Stored records
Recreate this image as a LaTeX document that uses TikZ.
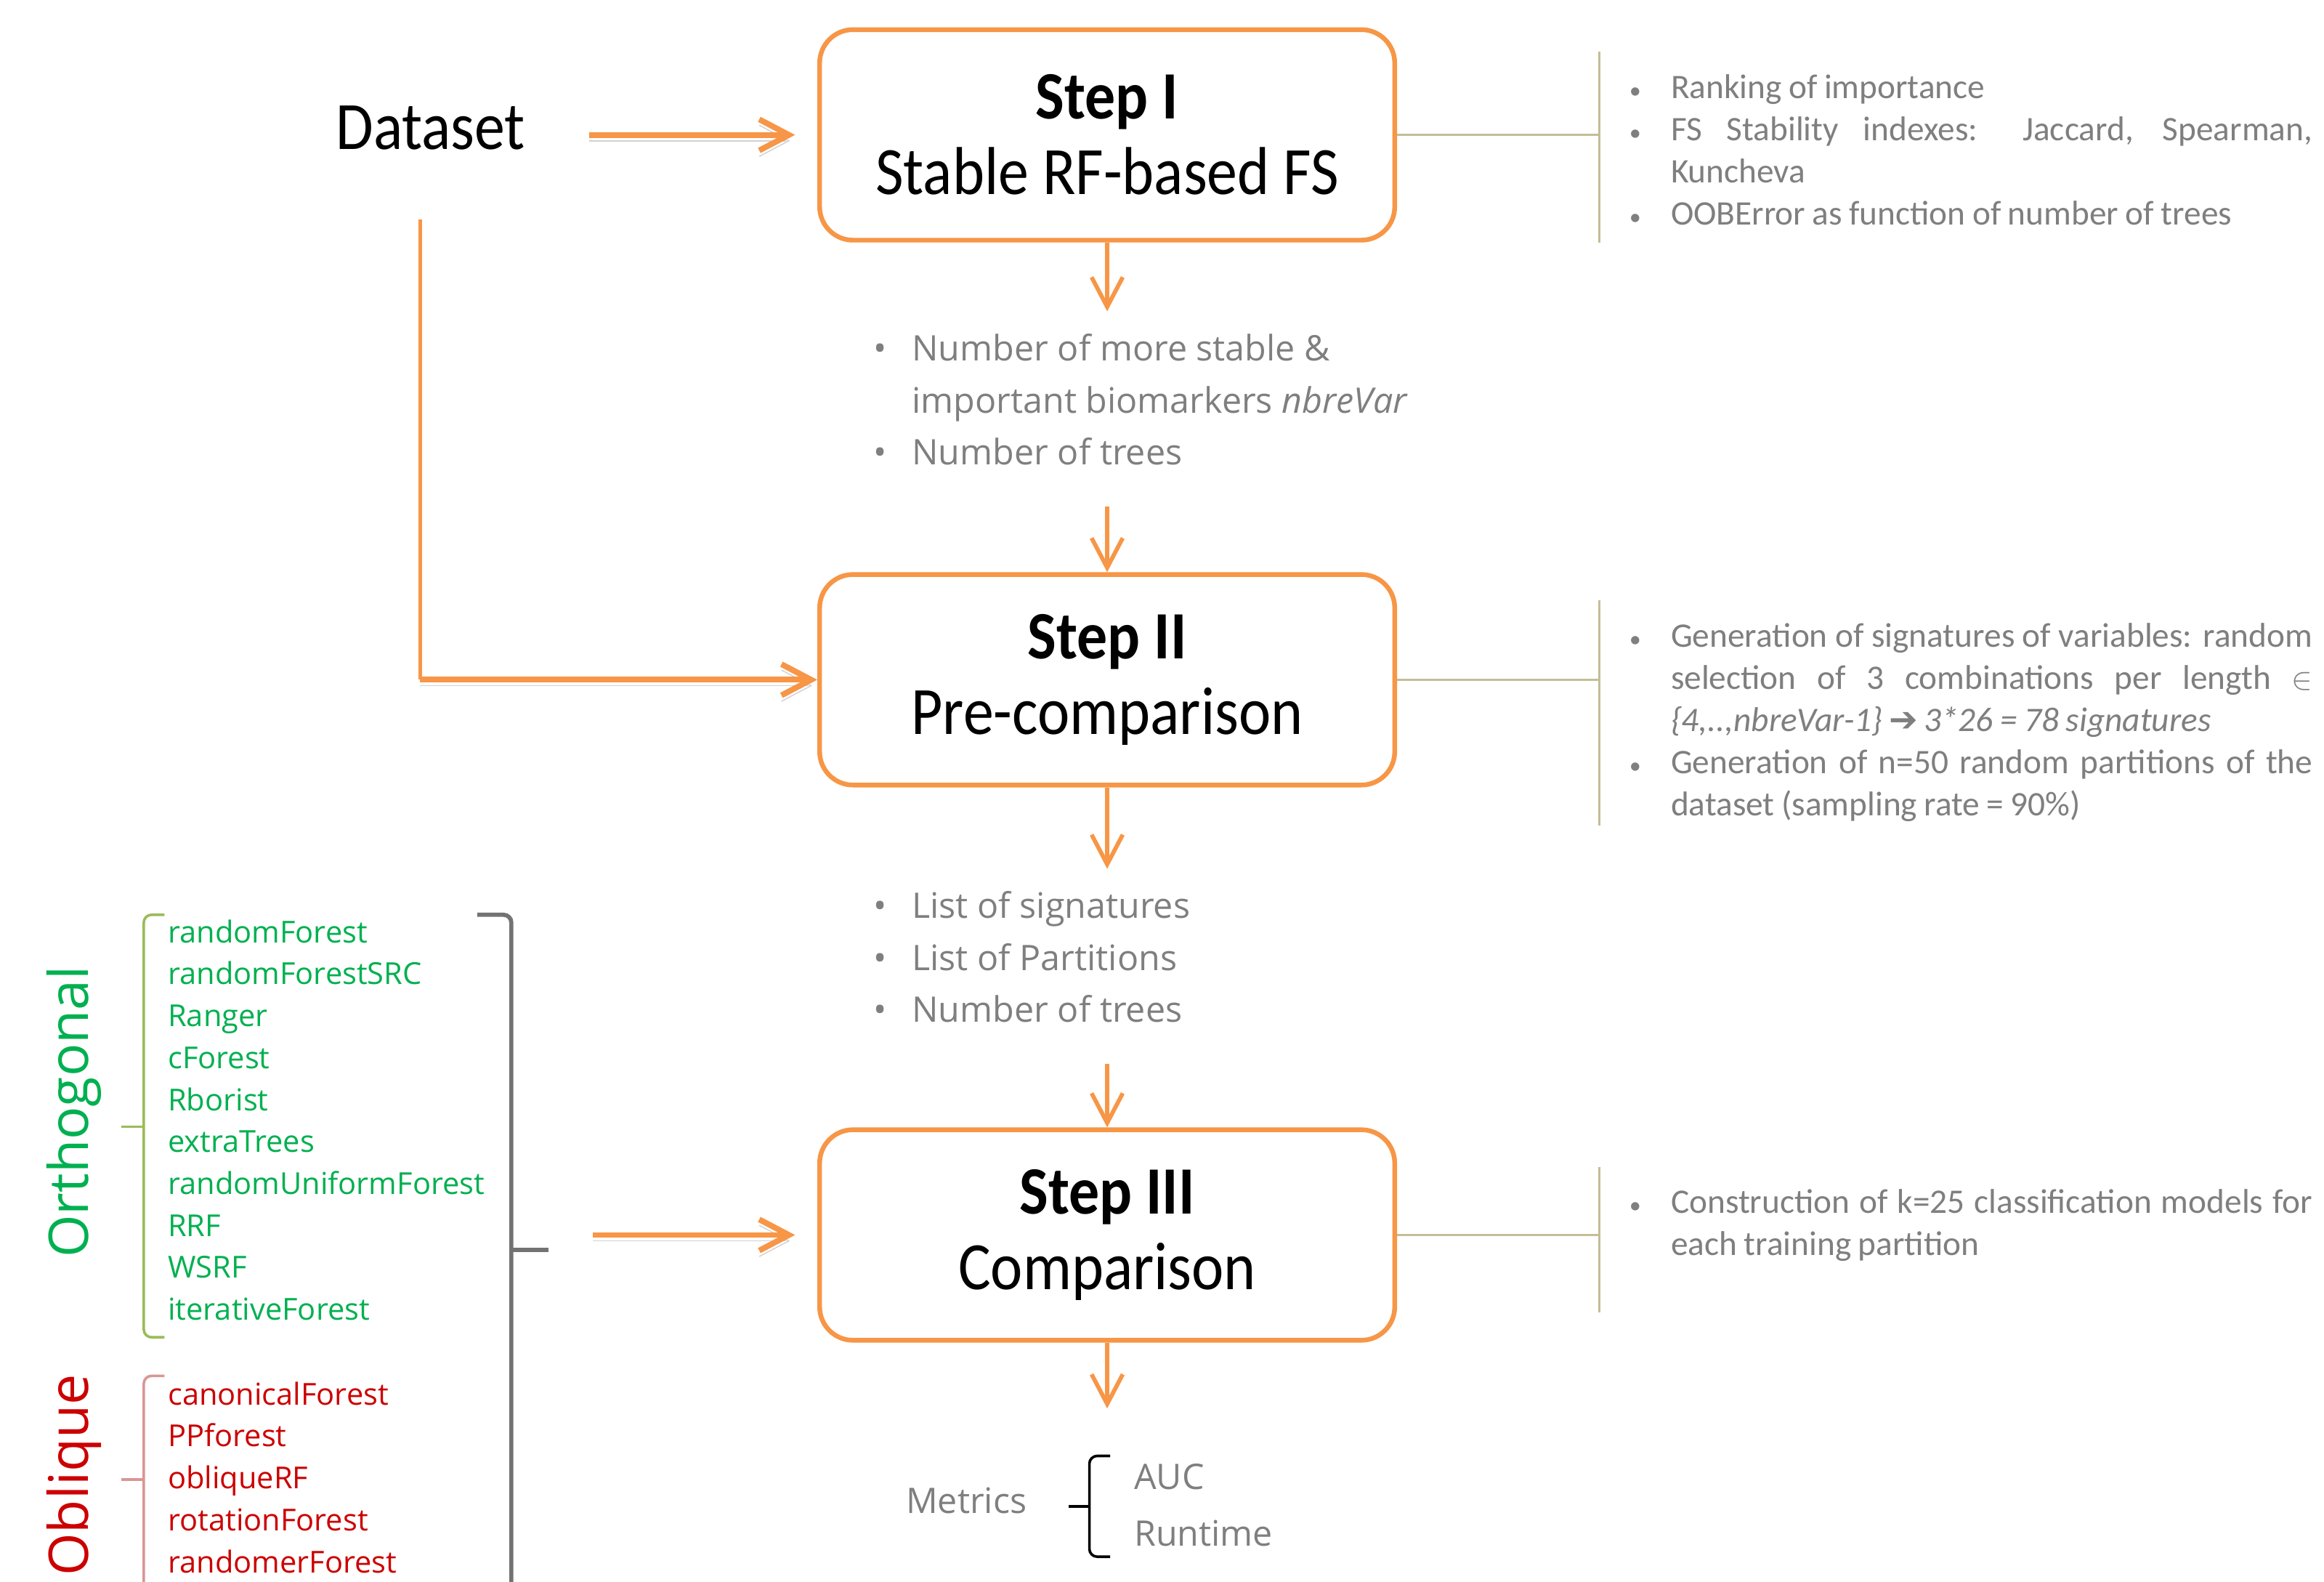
\documentclass[tikz,border=0pt]{standalone}
\usepackage{fontspec}
\setmainfont{Carlito}
\newfontfamily\titlefont{Carlito}[FakeStretch=0.9]
\newfontfamily\listfont{Open Sans}
\newfontfamily\symfont{DejaVu Sans}
\usetikzlibrary{arrows.meta}

\definecolor{stepOrange}{HTML}{F79646}
\definecolor{ruleTan}{HTML}{C4BD97}
\definecolor{noteGrey}{HTML}{7F7F7F}
\definecolor{orthoGreen}{HTML}{00B050}
\definecolor{orthoBrace}{HTML}{9BBB59}
\definecolor{obliqueRed}{HTML}{CC0000}
\definecolor{obliqueBrace}{HTML}{D99694}

\newcommand{\bul}{\makebox[0.52cm][l]{\textbullet}}
\newcommand{\nitem}{\par\noindent\hangindent=0.56cm\hangafter=1%
  \makebox[0.56cm][l]{{\fontsize{9}{9}\selectfont\textbullet}}}

\begin{document}
\begin{tikzpicture}[>={Straight Barb[length=0.4cm,width=0.42cm]},
    stepbox/.style={draw=stepOrange, line width=1.8pt, rounded corners=0.45cm,
      minimum width=7.76cm, minimum height=2.84cm, align=center,
      font=\titlefont\fontsize{26}{29}\selectfont},
    flow/.style={->, draw=stepOrange, line width=1.6pt},
    orangerule/.style={draw=stepOrange, line width=1.6pt},
    bigflow/.style={->, draw=stepOrange, line width=2.2pt,
      preaction={draw=black!18, transform canvas={yshift=-0.08cm}}},
    noterule/.style={draw=ruleTan, line width=1pt},
    note/.style={anchor=north west, text width=9.22cm, inner xsep=0.4cm,
      inner ysep=0.05cm, align=justify, text=noteGrey,
      font={\fontsize{13.2}{16.2}\selectfont\hyphenpenalty=10000
        \spaceskip=.2em plus .6em minus .1em}},
    listtext/.style={text=noteGrey, font=\listfont\fontsize{13.5}{19.9}\selectfont},
    midlist/.style={listtext, anchor=north west, inner xsep=0pt,
      inner ysep=0.3cm, align=left},
    forestlist/.style={anchor=west, inner sep=0pt, align=left,
      font=\listfont\fontsize{11.6}{16.1}\selectfont},
    family/.style={rotate=90, font=\listfont\fontsize{21}{24}\selectfont},
    brace/.style={line width=1pt, rounded corners=3pt}]

  \useasboundingbox (0,0) rectangle (31.36,-21.34);
  \fill[white] (0,0) rectangle (31.36,-21.34);
  \clip (0,0) rectangle (31.36,-21.34);

  \node[stepbox] (step1) at (14.94,-1.82) {\textbf{Step I}\\Stable RF-based FS};
  \node[stepbox] (step2) at (14.94,-9.17) {\textbf{Step II}\\Pre-comparison};
  \node[stepbox] (step3) at (14.94,-16.66) {\textbf{Step III}\\Comparison};
  \node[inner sep=0pt, font=\titlefont\fontsize{26}{29}\selectfont] (dataset) at (5.81,-1.72) {Dataset};

  \node[midlist] (out1) at (11.78,-4.2) {\bul Number of more stable \&\\
    \hspace*{0.52cm}important biomarkers \textit{nbreVar}\\\bul Number of trees};
  \node[midlist] (out2) at (11.78,-11.72) {\bul List of signatures\\
    \bul List of Partitions\\\bul Number of trees};

  \node[listtext] (metrics) at (13.04,-20.24) {Metrics};
  \node[listtext, anchor=west] (auc) at (15.18,-19.92) {AUC};
  \node[listtext, anchor=west] (runtime) at (15.18,-20.68) {Runtime};
  \draw[brace, black] (14.98,-19.64) -- (14.7,-19.64) -- (14.7,-21.0) -- (14.98,-21.0);
  \draw[brace, black] (14.7,-20.32) -- (14.42,-20.32);

  \node[note] (note1) at (21.58,-0.7) {\nitem Ranking of importance
    \nitem FS Stability indexes: Jaccard, Spearman, Kuncheva
    \nitem OOBError as function of number of trees\par};
  \node[note] (note2) at (21.58,-8.1) {\nitem Generation of signatures of variables: random
    selection of 3 combinations per length $\in$ \textit{\{4,..,nbreVar-1\}}
    {\symfont ➔}\,\textit{3*26 = 78 signatures}
    \nitem Generation of n=50 random partitions of the dataset (sampling rate = 90\%)\par};
  \node[note] (note3) at (21.58,-15.74) {\nitem Construction of k=25 classification
    models for each training partition\par};

  \draw[noterule] (step1.east) -- (step1.east -| note1.west);
  \draw[noterule] (note1.north west) -- ([yshift=-0.18cm]note1.south west);
  \draw[noterule] (step2.east) -- (step2.east -| note2.west);
  \draw[noterule] (note2.north west) -- (note2.south west);
  \draw[noterule] (step3.east) -- (step3.east -| note3.west);
  \draw[noterule] (note3.north west) -- ([yshift=-0.63cm]note3.south west);

  \node[family, text=orthoGreen] (ortho) at (1.0,-15.0) {Orthogonal};
  \node[family, text=obliqueRed] (oblique) at (1.0,-19.9) {Oblique};
  \node[forestlist, text=orthoGreen] (orthoalgos) at (2.26,-15.11) {randomForest\\
    randomForestSRC\\Ranger\\cForest\\Rborist\\extraTrees\\randomUniformForest\\
    RRF\\WSRF\\iterativeForest};
  \node[forestlist, text=obliqueRed] (obliquealgos) at (2.26,-19.93) {canonicalForest\\
    PPforest\\obliqueRF\\rotationForest\\randomerForest};

  \draw[brace, orthoBrace] (2.22,-12.34) -- (1.94,-12.34) -- (1.94,-18.04) -- (2.22,-18.04);
  \draw[brace, orthoBrace] (1.94,-15.2) -- (1.64,-15.2);
  \draw[brace, obliqueBrace] (2.22,-18.56) -- (1.94,-18.56) -- (1.94,-21.9);
  \draw[brace, obliqueBrace] (1.94,-19.96) -- (1.64,-19.96);
  \draw[brace, black!55, line width=1.6pt] (6.44,-12.34) -- (6.9,-12.34) -- (6.9,-21.9);
  \draw[brace, black!55, line width=1.6pt] (6.9,-16.86) -- (7.4,-16.86);

  \coordinate (bend) at ([xshift=-1.4mm]dataset.south |- step2.west);
  \coordinate (algos) at (8.0,-16.66);
  \coordinate (results) at (14.94,-19.0);

  \draw[bigflow, shorten <=0.86cm, shorten >=0.3cm] (dataset.east |- step1.west) -- (step1.west);
  \draw[orangerule, shorten <=0.94cm] ([xshift=-1.4mm]dataset.south) -- (bend);
  \draw[bigflow] (bend) -- (step2.west);
  \draw[bigflow, shorten >=0.3cm] (algos) -- (step3.west);
  \draw[flow] (step1.south) -- (out1.north -| step1.south);
  \draw[flow, shorten <=0.25cm] (out1.south -| step2.north) -- (step2.north);
  \draw[flow] (step2.south) -- (out2.north -| step2.south);
  \draw[flow, shorten <=0.25cm] (out2.south -| step3.north) -- (step3.north);
  \draw[flow] (step3.south) -- (results);
\end{tikzpicture}
\end{document}
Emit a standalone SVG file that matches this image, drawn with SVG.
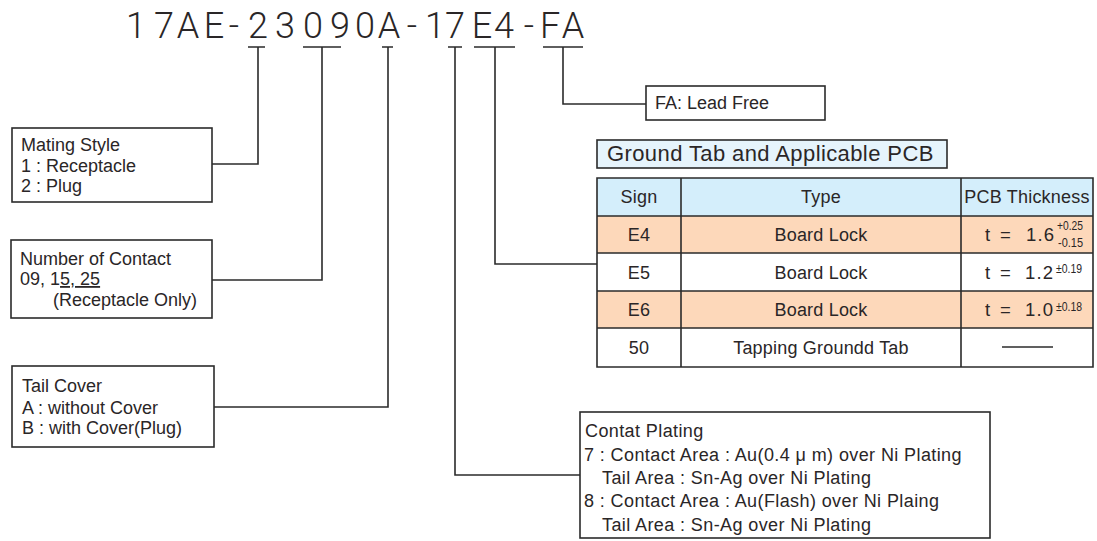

• **Stated goal**: The data should be printed again unchanged; leave its pictures out.

• **The result**:
Recreate this image as a LaTeX document that uses TikZ.
\documentclass[tikz,border=0pt]{standalone}
\usepackage{fontspec}
\setmainfont{Carlito}
\newfontfamily\titlefont{Carlito}[FakeStretch=0.9]
\newfontfamily\listfont{Open Sans}
\newfontfamily\symfont{DejaVu Sans}
\usetikzlibrary{arrows.meta}

\definecolor{stepOrange}{HTML}{F79646}
\definecolor{ruleTan}{HTML}{C4BD97}
\definecolor{noteGrey}{HTML}{7F7F7F}
\definecolor{orthoGreen}{HTML}{00B050}
\definecolor{orthoBrace}{HTML}{9BBB59}
\definecolor{obliqueRed}{HTML}{CC0000}
\definecolor{obliqueBrace}{HTML}{D99694}

\newcommand{\bul}{\makebox[0.52cm][l]{\textbullet}}
\newcommand{\nitem}{\par\noindent\hangindent=0.56cm\hangafter=1%
  \makebox[0.56cm][l]{{\fontsize{9}{9}\selectfont\textbullet}}}

\begin{document}
\begin{tikzpicture}[>={Straight Barb[length=0.4cm,width=0.42cm]},
    stepbox/.style={draw=stepOrange, line width=1.8pt, rounded corners=0.45cm,
      minimum width=7.76cm, minimum height=2.84cm, align=center,
      font=\titlefont\fontsize{26}{29}\selectfont},
    flow/.style={->, draw=stepOrange, line width=1.6pt},
    orangerule/.style={draw=stepOrange, line width=1.6pt},
    bigflow/.style={->, draw=stepOrange, line width=2.2pt,
      preaction={draw=black!18, transform canvas={yshift=-0.08cm}}},
    noterule/.style={draw=ruleTan, line width=1pt},
    note/.style={anchor=north west, text width=9.22cm, inner xsep=0.4cm,
      inner ysep=0.05cm, align=justify, text=noteGrey,
      font={\fontsize{13.2}{16.2}\selectfont\hyphenpenalty=10000
        \spaceskip=.2em plus .6em minus .1em}},
    listtext/.style={text=noteGrey, font=\listfont\fontsize{13.5}{19.9}\selectfont},
    midlist/.style={listtext, anchor=north west, inner xsep=0pt,
      inner ysep=0.3cm, align=left},
    forestlist/.style={anchor=west, inner sep=0pt, align=left,
      font=\listfont\fontsize{11.6}{16.1}\selectfont},
    family/.style={rotate=90, font=\listfont\fontsize{21}{24}\selectfont},
    brace/.style={line width=1pt, rounded corners=3pt}]

  \useasboundingbox (0,0) rectangle (31.36,-21.34);
  \fill[white] (0,0) rectangle (31.36,-21.34);
  \clip (0,0) rectangle (31.36,-21.34);

  \node[stepbox] (step1) at (14.94,-1.82) {\textbf{Step I}\\Stable RF-based FS};
  \node[stepbox] (step2) at (14.94,-9.17) {\textbf{Step II}\\Pre-comparison};
  \node[stepbox] (step3) at (14.94,-16.66) {\textbf{Step III}\\Comparison};
  \node[inner sep=0pt, font=\titlefont\fontsize{26}{29}\selectfont] (dataset) at (5.81,-1.72) {Dataset};

  \node[midlist] (out1) at (11.78,-4.2) {\bul Number of more stable \&\\
    \hspace*{0.52cm}important biomarkers \textit{nbreVar}\\\bul Number of trees};
  \node[midlist] (out2) at (11.78,-11.72) {\bul List of signatures\\
    \bul List of Partitions\\\bul Number of trees};

  \node[listtext] (metrics) at (13.04,-20.24) {Metrics};
  \node[listtext, anchor=west] (auc) at (15.18,-19.92) {AUC};
  \node[listtext, anchor=west] (runtime) at (15.18,-20.68) {Runtime};
  \draw[brace, black] (14.98,-19.64) -- (14.7,-19.64) -- (14.7,-21.0) -- (14.98,-21.0);
  \draw[brace, black] (14.7,-20.32) -- (14.42,-20.32);

  \node[note] (note1) at (21.58,-0.7) {\nitem Ranking of importance
    \nitem FS Stability indexes: Jaccard, Spearman, Kuncheva
    \nitem OOBError as function of number of trees\par};
  \node[note] (note2) at (21.58,-8.1) {\nitem Generation of signatures of variables: random
    selection of 3 combinations per length $\in$ \textit{\{4,..,nbreVar-1\}}
    {\symfont ➔}\,\textit{3*26 = 78 signatures}
    \nitem Generation of n=50 random partitions of the dataset (sampling rate = 90\%)\par};
  \node[note] (note3) at (21.58,-15.74) {\nitem Construction of k=25 classification
    models for each training partition\par};

  \draw[noterule] (step1.east) -- (step1.east -| note1.west);
  \draw[noterule] (note1.north west) -- ([yshift=-0.18cm]note1.south west);
  \draw[noterule] (step2.east) -- (step2.east -| note2.west);
  \draw[noterule] (note2.north west) -- (note2.south west);
  \draw[noterule] (step3.east) -- (step3.east -| note3.west);
  \draw[noterule] (note3.north west) -- ([yshift=-0.63cm]note3.south west);

  \node[family, text=orthoGreen] (ortho) at (1.0,-15.0) {Orthogonal};
  \node[family, text=obliqueRed] (oblique) at (1.0,-19.9) {Oblique};
  \node[forestlist, text=orthoGreen] (orthoalgos) at (2.26,-15.11) {randomForest\\
    randomForestSRC\\Ranger\\cForest\\Rborist\\extraTrees\\randomUniformForest\\
    RRF\\WSRF\\iterativeForest};
  \node[forestlist, text=obliqueRed] (obliquealgos) at (2.26,-19.93) {canonicalForest\\
    PPforest\\obliqueRF\\rotationForest\\randomerForest};

  \draw[brace, orthoBrace] (2.22,-12.34) -- (1.94,-12.34) -- (1.94,-18.04) -- (2.22,-18.04);
  \draw[brace, orthoBrace] (1.94,-15.2) -- (1.64,-15.2);
  \draw[brace, obliqueBrace] (2.22,-18.56) -- (1.94,-18.56) -- (1.94,-21.9);
  \draw[brace, obliqueBrace] (1.94,-19.96) -- (1.64,-19.96);
  \draw[brace, black!55, line width=1.6pt] (6.44,-12.34) -- (6.9,-12.34) -- (6.9,-21.9);
  \draw[brace, black!55, line width=1.6pt] (6.9,-16.86) -- (7.4,-16.86);

  \coordinate (bend) at ([xshift=-1.4mm]dataset.south |- step2.west);
  \coordinate (algos) at (8.0,-16.66);
  \coordinate (results) at (14.94,-19.0);

  \draw[bigflow, shorten <=0.86cm, shorten >=0.3cm] (dataset.east |- step1.west) -- (step1.west);
  \draw[orangerule, shorten <=0.94cm] ([xshift=-1.4mm]dataset.south) -- (bend);
  \draw[bigflow] (bend) -- (step2.west);
  \draw[bigflow, shorten >=0.3cm] (algos) -- (step3.west);
  \draw[flow] (step1.south) -- (out1.north -| step1.south);
  \draw[flow, shorten <=0.25cm] (out1.south -| step2.north) -- (step2.north);
  \draw[flow] (step2.south) -- (out2.north -| step2.south);
  \draw[flow, shorten <=0.25cm] (out2.south -| step3.north) -- (step3.north);
  \draw[flow] (step3.south) -- (results);
\end{tikzpicture}
\end{document}
Emit a standalone SVG file that matches this image, drawn with SVG.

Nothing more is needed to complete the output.